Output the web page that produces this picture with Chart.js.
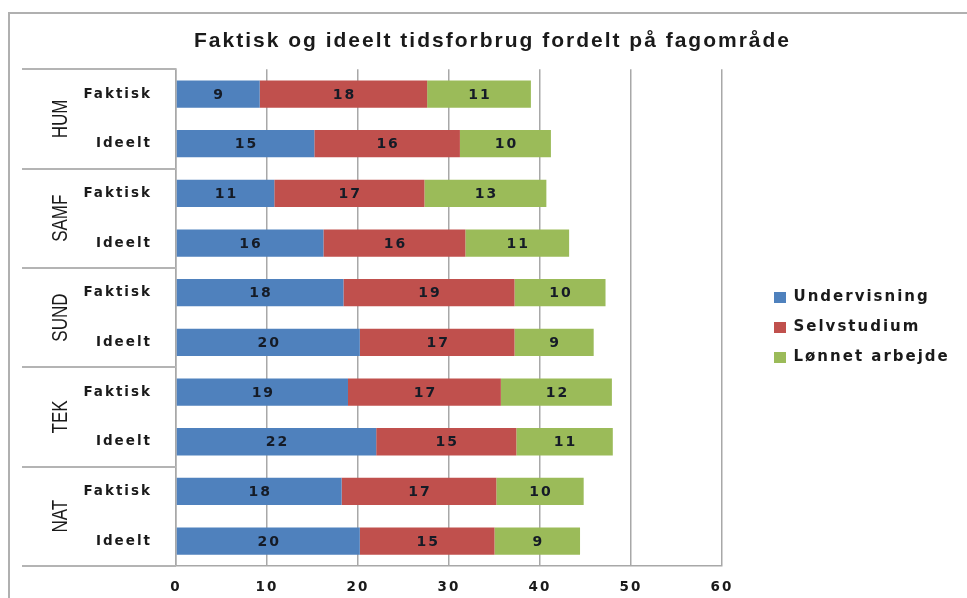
<!DOCTYPE html>
<html>
<head>
<meta charset="utf-8">
<script src="https://cdn.jsdelivr.net/npm/chart.js@4.4.1/dist/chart.umd.min.js"></script>
<style>
  html, body { margin: 0; padding: 0; background: #fff; }
  #wrap { position: relative; width: 967px; height: 598px; overflow: hidden; }
  #frame { position: absolute; left: 8px; top: 12px; width: 1000px; height: 700px;
           border-left: 2px solid #b0b0b0; border-top: 2px solid #b0b0b0; }
  #chart { position: absolute; left: 0; top: 0; }
</style>
</head>
<body>
<div id="wrap">
  <div id="frame"></div>
  <canvas id="chart" width="967" height="598"></canvas>
</div>
<script>
const title = "Faktisk og ideelt tidsforbrug fordelt på fagområde";
const groups = ["HUM", "SAMF", "SUND", "TEK", "NAT"];
const rows = ["Faktisk", "Ideelt", "Faktisk", "Ideelt", "Faktisk", "Ideelt", "Faktisk", "Ideelt", "Faktisk", "Ideelt"];
const seriesNames = ["Undervisning", "Selvstudium", "Lønnet arbejde"];
const undervisning = [9.2, 15.2, 10.8, 16.2, 18.4, 20.2, 18.9, 22.0, 18.2, 20.2];
const selvstudium = [18.4, 16.0, 16.5, 15.6, 18.8, 17.0, 16.8, 15.4, 17.0, 14.8];
const lonnetArbejde = [11.4, 10.0, 13.4, 11.4, 10.0, 8.7, 12.2, 10.6, 9.6, 9.4];
const xMax = 60;
const xStep = 10;

const gridGray = "#a8a8a8";
const textDark = "#1a1a1a";

// the original text is stretched wide
const spacing = {
  id: "spacing",
  beforeUpdate(chart) { chart.ctx.letterSpacing = "2px"; },
  beforeDraw(chart) { chart.ctx.letterSpacing = "2px"; }
};

// push the legend further right of the plot
const legendShift = {
  id: "legendShift",
  afterLayout(chart) {
    chart.legend.left += 37;
    chart.legend.right += 37;
  }
};

// value labels in the middle of each segment
const barLabels = {
  id: "barLabels",
  afterDatasetsDraw(chart) {
    const ctx = chart.ctx;
    ctx.save();
    ctx.font = "bold 14px 'DejaVu Sans'";
    ctx.fillStyle = "#151b26";
    ctx.textAlign = "center";
    ctx.textBaseline = "middle";
    chart.data.datasets.forEach((ds, i) => {
      chart.getDatasetMeta(i).data.forEach((bar, j) => {
        ctx.fillText(String(Math.round(ds.data[j])), (bar.x + bar.base) / 2 + 1, bar.y + 1);
      });
    });
    ctx.restore();
  }
};

// outer category level: separators and rotated group names
const groupAxis = {
  id: "groupAxis",
  afterDraw(chart) {
    const { ctx, chartArea } = chart;
    const y = chart.scales.y;
    const per = rows.length / groups.length;
    const edge = (k) => y.getPixelForValue(k - 0.5);
    ctx.save();
    ctx.strokeStyle = "#b4b4b4";
    ctx.lineWidth = 2;
    for (let g = 0; g <= groups.length; g++) {
      const py = Math.round(edge(g * per));
      ctx.beginPath();
      ctx.moveTo(22, py);
      ctx.lineTo(chartArea.left, py);
      ctx.stroke();
    }
    ctx.letterSpacing = "0px";
    ctx.font = "17px 'Liberation Sans'";
    ctx.fillStyle = textDark;
    ctx.textAlign = "center";
    ctx.textBaseline = "middle";
    groups.forEach((name, g) => {
      const cy = (edge(g * per) + edge((g + 1) * per)) / 2;
      ctx.save();
      ctx.translate(61, cy);
      ctx.rotate(-Math.PI / 2);
      ctx.scale(1, 1.3);
      ctx.fillText(name, 0, 0);
      ctx.restore();
    });
    ctx.restore();
  }
};

new Chart(document.getElementById("chart"), {
  type: "bar",
  data: {
    labels: rows,
    datasets: [
      { label: seriesNames[0], data: undervisning, backgroundColor: "#4f81bd" },
      { label: seriesNames[1], data: selvstudium, backgroundColor: "#c0504d" },
      { label: seriesNames[2], data: lonnetArbejde, backgroundColor: "#9bbb59" }
    ]
  },
  options: {
    indexAxis: "y",
    responsive: false,
    animation: false,
    devicePixelRatio: 1,
    barPercentage: 0.55,
    categoryPercentage: 1,
    layout: { padding: { top: 0, left: 18, right: 0, bottom: 0 } },
    scales: {
      x: {
        stacked: true,
        min: 0,
        max: xMax,
        ticks: {
          stepSize: xStep,
          padding: 13,
          color: textDark,
          font: { family: "'DejaVu Sans'", size: 13.5, weight: "bold" }
        },
        grid: { color: gridGray, lineWidth: 1.5, drawTicks: false },
        border: { color: gridGray, width: 1.5 },
        afterFit(scale) {
          scale.height = 32;
          scale.paddingRight = 245;
        }
      },
      y: {
        stacked: true,
        ticks: {
          padding: 24,
          color: textDark,
          font: { family: "'DejaVu Sans'", size: 13.5, weight: "bold" }
        },
        grid: { drawOnChartArea: false, drawTicks: false },
        border: { color: gridGray, width: 1.5 },
        afterFit(scale) {
          scale.width = 158;
        }
      }
    },
    plugins: {
      title: {
        display: true,
        text: title,
        color: textDark,
        font: { family: "'Liberation Sans'", size: 21, weight: "bold" },
        padding: { top: 29, bottom: 15 }
      },
      legend: {
        position: "right",
        fullSize: false,
        title: { display: true, text: "", padding: 4, font: { size: 10 } },
        labels: {
          boxWidth: 12,
          boxHeight: 11,
          padding: 15,
          color: textDark,
          font: { family: "'DejaVu Sans'", size: 15, weight: "bold" }
        }
      },
      tooltip: { enabled: false }
    }
  },
  plugins: [spacing, legendShift, barLabels, groupAxis]
});
</script>
</body>
</html>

**Stated goal**
Reproduce the data word for word, excluding its pictures.

**Written answer**
Output the web page that produces this picture with Chart.js.
<!DOCTYPE html>
<html>
<head>
<meta charset="utf-8">
<script src="https://cdn.jsdelivr.net/npm/chart.js@4.4.1/dist/chart.umd.min.js"></script>
<style>
  html, body { margin: 0; padding: 0; background: #fff; }
  #wrap { position: relative; width: 967px; height: 598px; overflow: hidden; }
  #frame { position: absolute; left: 8px; top: 12px; width: 1000px; height: 700px;
           border-left: 2px solid #b0b0b0; border-top: 2px solid #b0b0b0; }
  #chart { position: absolute; left: 0; top: 0; }
</style>
</head>
<body>
<div id="wrap">
  <div id="frame"></div>
  <canvas id="chart" width="967" height="598"></canvas>
</div>
<script>
const title = "Faktisk og ideelt tidsforbrug fordelt på fagområde";
const groups = ["HUM", "SAMF", "SUND", "TEK", "NAT"];
const rows = ["Faktisk", "Ideelt", "Faktisk", "Ideelt", "Faktisk", "Ideelt", "Faktisk", "Ideelt", "Faktisk", "Ideelt"];
const seriesNames = ["Undervisning", "Selvstudium", "Lønnet arbejde"];
const undervisning = [9.2, 15.2, 10.8, 16.2, 18.4, 20.2, 18.9, 22.0, 18.2, 20.2];
const selvstudium = [18.4, 16.0, 16.5, 15.6, 18.8, 17.0, 16.8, 15.4, 17.0, 14.8];
const lonnetArbejde = [11.4, 10.0, 13.4, 11.4, 10.0, 8.7, 12.2, 10.6, 9.6, 9.4];
const xMax = 60;
const xStep = 10;

const gridGray = "#a8a8a8";
const textDark = "#1a1a1a";

// the original text is stretched wide
const spacing = {
  id: "spacing",
  beforeUpdate(chart) { chart.ctx.letterSpacing = "2px"; },
  beforeDraw(chart) { chart.ctx.letterSpacing = "2px"; }
};

// push the legend further right of the plot
const legendShift = {
  id: "legendShift",
  afterLayout(chart) {
    chart.legend.left += 37;
    chart.legend.right += 37;
  }
};

// value labels in the middle of each segment
const barLabels = {
  id: "barLabels",
  afterDatasetsDraw(chart) {
    const ctx = chart.ctx;
    ctx.save();
    ctx.font = "bold 14px 'DejaVu Sans'";
    ctx.fillStyle = "#151b26";
    ctx.textAlign = "center";
    ctx.textBaseline = "middle";
    chart.data.datasets.forEach((ds, i) => {
      chart.getDatasetMeta(i).data.forEach((bar, j) => {
        ctx.fillText(String(Math.round(ds.data[j])), (bar.x + bar.base) / 2 + 1, bar.y + 1);
      });
    });
    ctx.restore();
  }
};

// outer category level: separators and rotated group names
const groupAxis = {
  id: "groupAxis",
  afterDraw(chart) {
    const { ctx, chartArea } = chart;
    const y = chart.scales.y;
    const per = rows.length / groups.length;
    const edge = (k) => y.getPixelForValue(k - 0.5);
    ctx.save();
    ctx.strokeStyle = "#b4b4b4";
    ctx.lineWidth = 2;
    for (let g = 0; g <= groups.length; g++) {
      const py = Math.round(edge(g * per));
      ctx.beginPath();
      ctx.moveTo(22, py);
      ctx.lineTo(chartArea.left, py);
      ctx.stroke();
    }
    ctx.letterSpacing = "0px";
    ctx.font = "17px 'Liberation Sans'";
    ctx.fillStyle = textDark;
    ctx.textAlign = "center";
    ctx.textBaseline = "middle";
    groups.forEach((name, g) => {
      const cy = (edge(g * per) + edge((g + 1) * per)) / 2;
      ctx.save();
      ctx.translate(61, cy);
      ctx.rotate(-Math.PI / 2);
      ctx.scale(1, 1.3);
      ctx.fillText(name, 0, 0);
      ctx.restore();
    });
    ctx.restore();
  }
};

new Chart(document.getElementById("chart"), {
  type: "bar",
  data: {
    labels: rows,
    datasets: [
      { label: seriesNames[0], data: undervisning, backgroundColor: "#4f81bd" },
      { label: seriesNames[1], data: selvstudium, backgroundColor: "#c0504d" },
      { label: seriesNames[2], data: lonnetArbejde, backgroundColor: "#9bbb59" }
    ]
  },
  options: {
    indexAxis: "y",
    responsive: false,
    animation: false,
    devicePixelRatio: 1,
    barPercentage: 0.55,
    categoryPercentage: 1,
    layout: { padding: { top: 0, left: 18, right: 0, bottom: 0 } },
    scales: {
      x: {
        stacked: true,
        min: 0,
        max: xMax,
        ticks: {
          stepSize: xStep,
          padding: 13,
          color: textDark,
          font: { family: "'DejaVu Sans'", size: 13.5, weight: "bold" }
        },
        grid: { color: gridGray, lineWidth: 1.5, drawTicks: false },
        border: { color: gridGray, width: 1.5 },
        afterFit(scale) {
          scale.height = 32;
          scale.paddingRight = 245;
        }
      },
      y: {
        stacked: true,
        ticks: {
          padding: 24,
          color: textDark,
          font: { family: "'DejaVu Sans'", size: 13.5, weight: "bold" }
        },
        grid: { drawOnChartArea: false, drawTicks: false },
        border: { color: gridGray, width: 1.5 },
        afterFit(scale) {
          scale.width = 158;
        }
      }
    },
    plugins: {
      title: {
        display: true,
        text: title,
        color: textDark,
        font: { family: "'Liberation Sans'", size: 21, weight: "bold" },
        padding: { top: 29, bottom: 15 }
      },
      legend: {
        position: "right",
        fullSize: false,
        title: { display: true, text: "", padding: 4, font: { size: 10 } },
        labels: {
          boxWidth: 12,
          boxHeight: 11,
          padding: 15,
          color: textDark,
          font: { family: "'DejaVu Sans'", size: 15, weight: "bold" }
        }
      },
      tooltip: { enabled: false }
    }
  },
  plugins: [spacing, legendShift, barLabels, groupAxis]
});
</script>
</body>
</html>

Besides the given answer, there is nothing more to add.